No such thing as radar absorbing paint. The trick to F117 and F22 radar "invisibility" is reentrant triangles. Their paint does nothing, otherwise
dont you think they would have the same colour? BTW Adding an additive colorant would change the properties of the paint.
The real -death of radar- would be the active radar absorption sheath, or ARAS for short. It is a Ruso-Chinese technology that involves running a
plasma over the skin of the aircraft thus absorbing all radar thrown at it.
The only downside is that the cloaked plane is visible to IR whenever it 'dumps' excess plasma due to energy buildup in the plasma sheath. You see
even at low freq, radar still carries some energy with each pulse and absorbing millions of pulses during a mission overloads the heat sink and excess
heat is dumped along with the entire plasma net. This makes the aircraft visible to sophisticated radar and IR for about 350-ish seconds (the time
window is bigger at higher speeds). Fortunately this may only look like a glitch on the screen, but the technology still has other bugs.
For example, it is hard to figure out how to keep the plasma continualy around the aircraft during high acceleration (g) maneovres.

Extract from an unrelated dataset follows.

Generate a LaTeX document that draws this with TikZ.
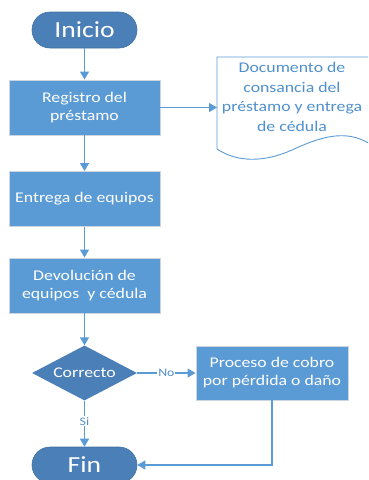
\documentclass[tikz,border=0pt]{standalone}
\usepackage{fontspec}
\setmainfont{Carlito}[FakeStretch=1.2]
\usetikzlibrary{shapes.geometric,arrows.meta}
\definecolor{boxblue}{RGB}{91,155,213}
\definecolor{darkblue}{RGB}{74,127,184}
\definecolor{edgegray}{RGB}{205,213,224}
\definecolor{lineblue}{RGB}{91,155,213}
\definecolor{textblue}{RGB}{80,145,205}
\tikzset{
  procbox/.style={rectangle, fill=boxblue, draw=edgegray, line width=0.9pt, text=white,
    minimum width=151pt, minimum height=55pt, inner sep=2pt, align=center,
    font=\fontsize{14.8}{18}\selectfont},
  termbox/.style={rectangle, rounded corners=18pt, fill=darkblue, draw={rgb,255:red,65;green,113;blue,156}, line width=0.6pt,
    text=white, minimum width=105pt, minimum height=36pt, inner sep=0pt,
    font=\fontsize{23}{26}\selectfont},
  decbox/.style={diamond, fill=darkblue, draw=none, text=white, aspect=1.91,
    minimum width=105pt, minimum height=55pt, inner sep=0pt,
    font=\fontsize{14.8}{18}\selectfont},
  conn/.style={draw=lineblue, line width=1.2pt, -{Triangle[length=8pt,width=9pt]}},
  lbl/.style={fill=white, text=textblue, inner sep=1pt, font=\fontsize{11.5}{12}\selectfont}
}
\begin{document}
\begin{tikzpicture}[x=1pt,y=-1pt]
\useasboundingbox (0,0) rectangle (368,480);
\clip (0,0) rectangle (368,480);
% document shape
\draw[draw=lineblue, line width=0.9pt, fill=white]
  (217,57) -- (370,57) -- (370,144)
  .. controls (345,128) and (318,138) .. (292,150)
  .. controls (265,162) and (238,163) .. (217,149) -- cycle;
\node[text=textblue, align=center, font=\fontsize{14.8}{19.5}\selectfont] (doc) at (292,97)
  {Documento de\\consancia del\\préstamo y entrega\\de cédula};
\coordinate (docin) at (217,107.5);

\node[termbox] (ini) at (84.5,30) {Inicio};
\node[procbox] (reg) at (84.5,107.5) {Registro del\\préstamo};
\node[procbox] (ent) at (84.5,199) {Entrega de equipos};
\node[procbox] (dev) at (84.5,285.5) {Devolución de\\equipos\ \ y cédula};
\node[decbox] (cor) at (84.5,373) {Correcto};
\node[procbox, minimum width=152pt, minimum height=54pt] (pro) at (272,373) {Proceso de cobro\\por pérdida o daño};
\node[termbox] (fin) at (84.5,465) {Fin};

\draw[conn] (ini) -- (reg);
\draw[conn] (reg.east) -- (docin);
\draw[conn] (reg) -- (ent);
\draw[conn] (ent) -- (dev);
\draw[conn] (dev) -- (cor);
\draw[conn] (cor) -- node[lbl, pos=0.5] {No} (pro);
\draw[conn] (cor) -- node[lbl, pos=0.45] {Si} (fin);
\draw[conn] (pro.south) |- (fin.east);
\end{tikzpicture}
\end{document}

It can be kept on
if the plane follows a straight line, but a turn actually bleeds off the energy and drops the cloak until it can be re-initialized again.
Another bug is that low atmospheric friction causes the cloack to drop so it can be used only at high altitude.
ANOTHER bug
is that rain messes it up too, and fog is even worse.
So you can only use it on dry, clear skies at high altitude without pulling high-g and it has to be dropped peridically to bleed off heat. Pretty
unreliable but it is still experimental.
I dont think were going to see it on the skies until 2015 when it is to be tested on the Sukhoi 47 berkut in Russia.
For sources please refer to Doctor Anatoliy Koroteyev, the director of the Keldysh Research Center (FKA Scientific Research Institute for Thermal
Processes) or download a still unclassified paper at this link:
rclsgi.eng.ohio-state.edu...
His project is called:"Analysis of the Power Budget and Stability of High-Pressure Nonequilibrium Air Plasmas".
This was introduced at the 31st Plasmadynamics and Lasers Conference, June 19-22 ,2000 Paper 00-2418.